Stated goal - Copy out precisely the lines beginning at the line that contains "Write a Python" and ending at the line that contains "import plotly.graph_objects as go", including both.

━━ Recorded data ━━

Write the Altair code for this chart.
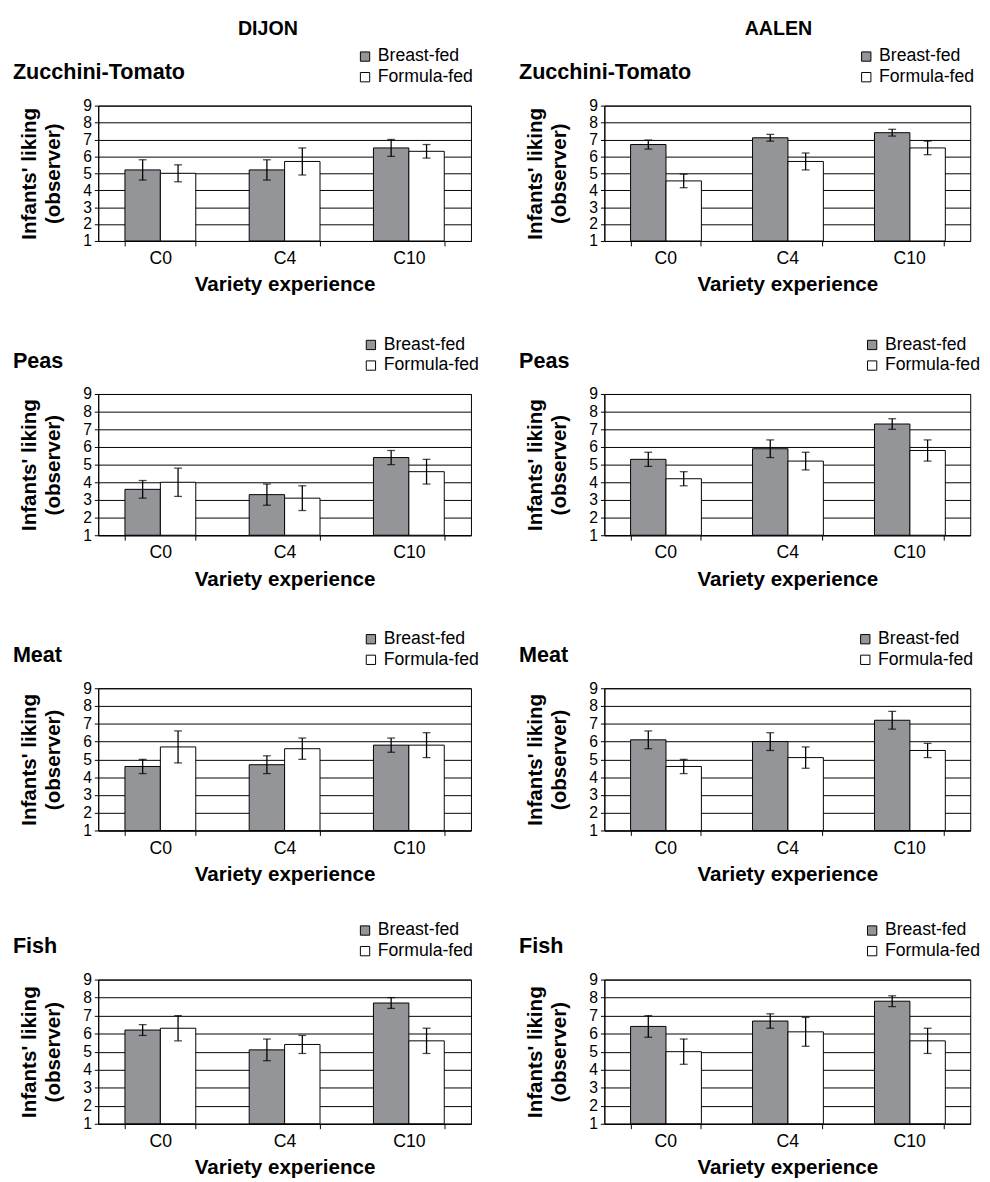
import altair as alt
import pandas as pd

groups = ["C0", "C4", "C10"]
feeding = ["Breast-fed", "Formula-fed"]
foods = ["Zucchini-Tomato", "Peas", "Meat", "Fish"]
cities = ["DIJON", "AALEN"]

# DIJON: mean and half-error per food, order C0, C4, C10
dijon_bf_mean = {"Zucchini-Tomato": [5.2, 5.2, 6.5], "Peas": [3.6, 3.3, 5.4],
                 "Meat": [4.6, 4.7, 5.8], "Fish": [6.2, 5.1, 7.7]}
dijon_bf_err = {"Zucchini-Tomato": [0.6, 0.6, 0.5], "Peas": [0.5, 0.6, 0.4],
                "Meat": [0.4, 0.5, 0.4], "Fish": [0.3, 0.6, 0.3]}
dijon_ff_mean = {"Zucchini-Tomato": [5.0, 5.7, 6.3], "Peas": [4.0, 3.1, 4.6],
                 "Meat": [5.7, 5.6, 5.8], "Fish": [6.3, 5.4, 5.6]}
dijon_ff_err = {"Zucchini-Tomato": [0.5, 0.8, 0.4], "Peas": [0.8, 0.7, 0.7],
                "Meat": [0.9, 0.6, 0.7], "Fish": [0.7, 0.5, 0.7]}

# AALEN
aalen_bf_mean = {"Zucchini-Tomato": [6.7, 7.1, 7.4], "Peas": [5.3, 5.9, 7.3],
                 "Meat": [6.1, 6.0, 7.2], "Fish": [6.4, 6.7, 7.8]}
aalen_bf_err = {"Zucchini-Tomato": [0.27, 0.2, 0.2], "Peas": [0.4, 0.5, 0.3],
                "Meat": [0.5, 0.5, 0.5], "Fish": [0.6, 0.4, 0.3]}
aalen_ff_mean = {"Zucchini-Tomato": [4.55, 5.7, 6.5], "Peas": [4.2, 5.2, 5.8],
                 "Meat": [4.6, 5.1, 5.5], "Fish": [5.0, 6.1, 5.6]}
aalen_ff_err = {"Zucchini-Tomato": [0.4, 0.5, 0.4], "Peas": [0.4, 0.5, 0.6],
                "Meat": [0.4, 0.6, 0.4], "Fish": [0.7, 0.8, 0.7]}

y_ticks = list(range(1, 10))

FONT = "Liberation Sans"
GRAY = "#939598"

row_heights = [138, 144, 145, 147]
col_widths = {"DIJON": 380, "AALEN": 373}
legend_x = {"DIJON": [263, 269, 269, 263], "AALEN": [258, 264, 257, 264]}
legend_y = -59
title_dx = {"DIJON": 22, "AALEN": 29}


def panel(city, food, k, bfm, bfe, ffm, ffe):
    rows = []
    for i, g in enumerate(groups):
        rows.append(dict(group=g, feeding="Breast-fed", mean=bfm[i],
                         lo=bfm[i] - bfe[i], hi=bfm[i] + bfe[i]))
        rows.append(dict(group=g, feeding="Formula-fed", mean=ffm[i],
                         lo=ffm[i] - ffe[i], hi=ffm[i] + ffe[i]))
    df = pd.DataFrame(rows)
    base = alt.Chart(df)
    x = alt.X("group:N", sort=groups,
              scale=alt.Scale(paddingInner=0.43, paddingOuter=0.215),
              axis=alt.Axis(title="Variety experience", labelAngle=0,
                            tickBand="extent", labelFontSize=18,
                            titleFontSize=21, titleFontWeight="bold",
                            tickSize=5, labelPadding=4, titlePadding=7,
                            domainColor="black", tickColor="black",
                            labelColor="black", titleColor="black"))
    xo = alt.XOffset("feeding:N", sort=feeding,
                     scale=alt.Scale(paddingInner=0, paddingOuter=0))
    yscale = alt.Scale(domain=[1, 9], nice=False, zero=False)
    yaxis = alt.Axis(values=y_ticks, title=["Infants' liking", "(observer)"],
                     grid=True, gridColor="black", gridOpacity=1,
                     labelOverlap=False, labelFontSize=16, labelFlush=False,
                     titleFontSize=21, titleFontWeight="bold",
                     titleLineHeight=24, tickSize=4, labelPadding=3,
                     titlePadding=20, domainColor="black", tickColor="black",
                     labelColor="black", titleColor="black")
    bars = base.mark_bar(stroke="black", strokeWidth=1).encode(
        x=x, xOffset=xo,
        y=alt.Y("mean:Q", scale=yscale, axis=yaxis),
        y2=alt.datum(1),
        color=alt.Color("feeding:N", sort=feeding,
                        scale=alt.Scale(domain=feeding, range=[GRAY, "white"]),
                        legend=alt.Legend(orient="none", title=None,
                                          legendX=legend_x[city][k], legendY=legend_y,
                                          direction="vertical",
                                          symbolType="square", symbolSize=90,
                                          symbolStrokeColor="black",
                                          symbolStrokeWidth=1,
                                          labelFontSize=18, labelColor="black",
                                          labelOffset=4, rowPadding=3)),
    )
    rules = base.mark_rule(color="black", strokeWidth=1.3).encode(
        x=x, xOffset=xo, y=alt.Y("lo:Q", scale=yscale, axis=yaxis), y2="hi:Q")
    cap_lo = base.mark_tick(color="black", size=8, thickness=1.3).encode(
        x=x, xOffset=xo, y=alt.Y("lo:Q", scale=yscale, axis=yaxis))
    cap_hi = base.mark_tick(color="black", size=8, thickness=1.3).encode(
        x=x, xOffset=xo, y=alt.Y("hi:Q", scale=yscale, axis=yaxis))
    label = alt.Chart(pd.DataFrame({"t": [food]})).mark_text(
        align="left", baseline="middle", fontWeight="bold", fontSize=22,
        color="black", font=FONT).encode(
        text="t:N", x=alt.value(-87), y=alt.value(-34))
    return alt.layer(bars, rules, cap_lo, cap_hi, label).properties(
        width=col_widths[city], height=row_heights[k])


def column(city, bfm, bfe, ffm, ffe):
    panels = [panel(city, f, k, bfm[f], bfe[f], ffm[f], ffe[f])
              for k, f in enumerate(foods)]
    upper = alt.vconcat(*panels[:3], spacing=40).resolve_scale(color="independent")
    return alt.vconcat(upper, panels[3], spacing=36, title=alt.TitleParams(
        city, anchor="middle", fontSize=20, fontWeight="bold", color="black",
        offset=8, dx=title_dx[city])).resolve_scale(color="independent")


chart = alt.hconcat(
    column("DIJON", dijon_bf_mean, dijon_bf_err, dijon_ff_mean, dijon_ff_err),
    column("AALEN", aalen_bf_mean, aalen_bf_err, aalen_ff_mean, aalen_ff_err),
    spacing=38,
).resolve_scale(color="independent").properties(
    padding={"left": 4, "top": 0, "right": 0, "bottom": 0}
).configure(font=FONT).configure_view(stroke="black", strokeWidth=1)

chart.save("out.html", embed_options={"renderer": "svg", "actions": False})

━━━
━━ Recorded data ━━

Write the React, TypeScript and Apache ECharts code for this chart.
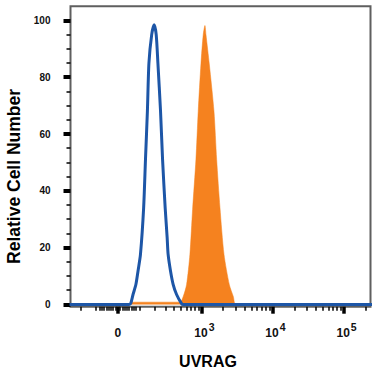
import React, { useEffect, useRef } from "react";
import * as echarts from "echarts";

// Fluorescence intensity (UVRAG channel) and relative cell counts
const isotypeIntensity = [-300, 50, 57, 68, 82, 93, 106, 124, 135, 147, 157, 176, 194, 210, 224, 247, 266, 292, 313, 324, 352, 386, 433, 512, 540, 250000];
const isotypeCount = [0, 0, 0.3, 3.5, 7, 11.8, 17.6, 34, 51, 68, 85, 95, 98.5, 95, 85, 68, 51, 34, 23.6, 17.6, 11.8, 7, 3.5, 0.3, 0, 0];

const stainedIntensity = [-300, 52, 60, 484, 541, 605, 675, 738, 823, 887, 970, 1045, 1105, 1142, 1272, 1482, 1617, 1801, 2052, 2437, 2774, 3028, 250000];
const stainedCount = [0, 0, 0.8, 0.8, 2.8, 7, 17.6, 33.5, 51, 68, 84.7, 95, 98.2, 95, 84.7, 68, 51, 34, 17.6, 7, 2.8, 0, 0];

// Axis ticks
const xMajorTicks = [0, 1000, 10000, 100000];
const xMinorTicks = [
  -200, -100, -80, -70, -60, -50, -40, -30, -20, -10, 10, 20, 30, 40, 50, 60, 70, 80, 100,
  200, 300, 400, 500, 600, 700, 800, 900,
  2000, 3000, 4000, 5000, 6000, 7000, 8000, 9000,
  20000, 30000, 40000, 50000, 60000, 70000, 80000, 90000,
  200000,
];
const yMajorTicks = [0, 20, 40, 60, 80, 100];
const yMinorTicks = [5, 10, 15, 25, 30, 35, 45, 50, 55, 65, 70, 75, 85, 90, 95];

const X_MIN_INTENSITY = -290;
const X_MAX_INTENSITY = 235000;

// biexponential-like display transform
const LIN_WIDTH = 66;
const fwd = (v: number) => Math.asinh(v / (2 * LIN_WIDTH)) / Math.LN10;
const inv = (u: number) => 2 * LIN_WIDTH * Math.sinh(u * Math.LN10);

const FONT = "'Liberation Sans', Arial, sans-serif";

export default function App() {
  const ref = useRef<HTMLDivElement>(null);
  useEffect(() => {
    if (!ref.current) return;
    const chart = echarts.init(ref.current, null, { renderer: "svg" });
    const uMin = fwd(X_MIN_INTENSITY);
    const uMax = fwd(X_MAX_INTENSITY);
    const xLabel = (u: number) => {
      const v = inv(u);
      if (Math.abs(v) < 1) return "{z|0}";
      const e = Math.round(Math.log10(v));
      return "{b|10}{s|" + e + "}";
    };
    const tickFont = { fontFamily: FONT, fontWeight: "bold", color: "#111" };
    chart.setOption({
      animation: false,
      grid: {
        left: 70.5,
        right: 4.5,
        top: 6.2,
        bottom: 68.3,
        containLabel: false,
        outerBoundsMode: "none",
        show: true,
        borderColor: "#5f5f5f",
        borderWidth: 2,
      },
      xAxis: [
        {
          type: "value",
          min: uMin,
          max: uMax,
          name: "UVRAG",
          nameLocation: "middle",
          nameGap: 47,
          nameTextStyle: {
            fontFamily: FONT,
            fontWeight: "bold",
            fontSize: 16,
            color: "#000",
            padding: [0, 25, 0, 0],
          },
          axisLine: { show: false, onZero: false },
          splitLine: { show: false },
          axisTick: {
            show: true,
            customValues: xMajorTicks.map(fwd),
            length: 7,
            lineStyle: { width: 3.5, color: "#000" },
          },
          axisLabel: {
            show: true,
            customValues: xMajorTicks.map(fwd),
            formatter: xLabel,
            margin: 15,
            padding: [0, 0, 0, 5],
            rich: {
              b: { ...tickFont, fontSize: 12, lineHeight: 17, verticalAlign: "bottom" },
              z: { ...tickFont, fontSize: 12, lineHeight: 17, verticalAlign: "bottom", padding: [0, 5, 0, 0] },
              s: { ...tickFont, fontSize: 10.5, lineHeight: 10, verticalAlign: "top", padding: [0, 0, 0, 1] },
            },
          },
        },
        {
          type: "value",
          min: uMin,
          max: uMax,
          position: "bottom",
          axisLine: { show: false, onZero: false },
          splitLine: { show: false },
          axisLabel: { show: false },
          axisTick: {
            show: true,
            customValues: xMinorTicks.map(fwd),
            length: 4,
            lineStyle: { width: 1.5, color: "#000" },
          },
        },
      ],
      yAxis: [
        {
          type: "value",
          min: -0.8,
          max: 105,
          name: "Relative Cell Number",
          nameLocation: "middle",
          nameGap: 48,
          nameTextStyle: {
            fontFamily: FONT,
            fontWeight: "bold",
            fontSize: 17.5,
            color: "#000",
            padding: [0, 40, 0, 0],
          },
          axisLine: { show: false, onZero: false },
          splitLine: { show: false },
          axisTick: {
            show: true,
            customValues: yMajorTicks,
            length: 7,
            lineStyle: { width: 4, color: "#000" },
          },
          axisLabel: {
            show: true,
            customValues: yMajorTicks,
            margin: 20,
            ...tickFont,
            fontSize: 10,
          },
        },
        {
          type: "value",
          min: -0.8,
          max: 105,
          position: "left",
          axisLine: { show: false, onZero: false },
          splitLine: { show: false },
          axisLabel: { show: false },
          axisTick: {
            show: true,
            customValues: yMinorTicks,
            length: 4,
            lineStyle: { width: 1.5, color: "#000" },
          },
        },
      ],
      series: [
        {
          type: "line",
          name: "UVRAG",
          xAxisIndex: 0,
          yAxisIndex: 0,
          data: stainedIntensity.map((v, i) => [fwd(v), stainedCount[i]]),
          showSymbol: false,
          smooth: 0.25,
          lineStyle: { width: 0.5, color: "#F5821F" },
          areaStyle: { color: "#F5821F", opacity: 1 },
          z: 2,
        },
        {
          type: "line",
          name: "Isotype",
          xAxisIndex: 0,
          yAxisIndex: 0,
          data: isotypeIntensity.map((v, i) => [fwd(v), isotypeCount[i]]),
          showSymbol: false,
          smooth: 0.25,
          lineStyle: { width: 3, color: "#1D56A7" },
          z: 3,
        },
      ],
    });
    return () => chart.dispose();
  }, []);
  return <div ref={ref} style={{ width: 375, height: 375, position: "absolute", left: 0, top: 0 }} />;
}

━━━
━━ Recorded data ━━

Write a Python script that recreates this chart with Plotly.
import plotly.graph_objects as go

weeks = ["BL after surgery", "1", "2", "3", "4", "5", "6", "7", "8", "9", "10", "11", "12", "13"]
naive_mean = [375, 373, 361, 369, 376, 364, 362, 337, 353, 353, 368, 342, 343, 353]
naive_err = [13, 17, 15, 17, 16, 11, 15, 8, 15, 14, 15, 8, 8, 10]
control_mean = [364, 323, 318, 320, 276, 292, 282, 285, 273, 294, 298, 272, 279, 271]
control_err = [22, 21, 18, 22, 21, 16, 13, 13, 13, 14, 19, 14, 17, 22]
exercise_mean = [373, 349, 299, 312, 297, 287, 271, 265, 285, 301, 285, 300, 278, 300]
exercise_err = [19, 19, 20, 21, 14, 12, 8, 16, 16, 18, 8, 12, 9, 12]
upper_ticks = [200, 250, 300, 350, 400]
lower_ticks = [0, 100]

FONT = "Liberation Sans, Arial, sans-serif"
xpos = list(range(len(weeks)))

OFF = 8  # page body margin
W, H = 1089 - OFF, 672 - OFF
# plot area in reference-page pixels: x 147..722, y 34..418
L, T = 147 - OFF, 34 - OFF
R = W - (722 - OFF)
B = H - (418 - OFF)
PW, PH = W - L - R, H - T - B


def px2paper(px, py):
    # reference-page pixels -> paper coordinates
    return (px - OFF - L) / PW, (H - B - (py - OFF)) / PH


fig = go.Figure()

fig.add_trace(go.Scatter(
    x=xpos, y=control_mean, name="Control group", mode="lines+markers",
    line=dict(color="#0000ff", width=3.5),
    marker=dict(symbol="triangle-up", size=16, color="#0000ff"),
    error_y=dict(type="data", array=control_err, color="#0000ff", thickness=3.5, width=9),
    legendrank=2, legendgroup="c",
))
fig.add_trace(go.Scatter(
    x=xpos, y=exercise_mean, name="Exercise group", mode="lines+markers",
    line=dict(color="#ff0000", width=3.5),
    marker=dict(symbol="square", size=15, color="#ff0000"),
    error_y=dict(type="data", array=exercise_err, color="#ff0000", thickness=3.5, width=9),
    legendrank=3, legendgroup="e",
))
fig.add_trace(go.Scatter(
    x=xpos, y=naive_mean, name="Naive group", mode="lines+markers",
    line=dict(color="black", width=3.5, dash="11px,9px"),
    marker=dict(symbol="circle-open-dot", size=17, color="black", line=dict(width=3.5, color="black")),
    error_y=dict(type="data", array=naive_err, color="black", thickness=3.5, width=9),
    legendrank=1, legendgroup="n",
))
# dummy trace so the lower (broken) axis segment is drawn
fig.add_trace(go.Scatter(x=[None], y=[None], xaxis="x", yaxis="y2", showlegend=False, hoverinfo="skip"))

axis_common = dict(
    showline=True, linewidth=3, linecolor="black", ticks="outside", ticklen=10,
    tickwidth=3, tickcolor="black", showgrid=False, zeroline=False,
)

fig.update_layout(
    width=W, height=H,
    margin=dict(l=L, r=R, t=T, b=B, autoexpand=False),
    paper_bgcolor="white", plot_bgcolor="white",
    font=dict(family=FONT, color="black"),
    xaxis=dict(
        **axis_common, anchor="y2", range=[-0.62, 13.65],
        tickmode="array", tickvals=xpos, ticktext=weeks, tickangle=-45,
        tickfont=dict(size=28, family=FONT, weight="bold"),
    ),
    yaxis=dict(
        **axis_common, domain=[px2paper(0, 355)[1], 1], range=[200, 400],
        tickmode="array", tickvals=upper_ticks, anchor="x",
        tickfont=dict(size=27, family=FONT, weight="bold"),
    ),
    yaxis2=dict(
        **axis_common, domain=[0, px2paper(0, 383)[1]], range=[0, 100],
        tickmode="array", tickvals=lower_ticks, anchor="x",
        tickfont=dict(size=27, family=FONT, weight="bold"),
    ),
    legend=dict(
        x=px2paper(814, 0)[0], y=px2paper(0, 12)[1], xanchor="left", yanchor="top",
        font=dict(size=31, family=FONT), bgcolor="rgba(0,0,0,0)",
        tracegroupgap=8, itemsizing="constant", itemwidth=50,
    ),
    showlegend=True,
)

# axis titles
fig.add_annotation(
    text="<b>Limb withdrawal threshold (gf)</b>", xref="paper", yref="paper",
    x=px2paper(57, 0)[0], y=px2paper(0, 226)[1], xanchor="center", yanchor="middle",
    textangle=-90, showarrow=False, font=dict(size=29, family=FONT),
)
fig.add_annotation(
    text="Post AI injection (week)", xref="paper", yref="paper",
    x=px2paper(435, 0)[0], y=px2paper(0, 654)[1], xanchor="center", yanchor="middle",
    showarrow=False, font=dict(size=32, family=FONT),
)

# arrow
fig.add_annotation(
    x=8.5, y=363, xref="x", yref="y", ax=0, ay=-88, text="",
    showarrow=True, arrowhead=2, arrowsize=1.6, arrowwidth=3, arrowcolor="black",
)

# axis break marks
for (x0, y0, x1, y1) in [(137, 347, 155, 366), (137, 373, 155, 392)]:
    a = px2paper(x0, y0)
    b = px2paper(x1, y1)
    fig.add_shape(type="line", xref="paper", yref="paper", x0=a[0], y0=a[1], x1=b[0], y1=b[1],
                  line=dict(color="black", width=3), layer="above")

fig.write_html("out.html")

━━━

Full output -
Write a Python script that recreates this chart with Plotly.
import plotly.graph_objects as go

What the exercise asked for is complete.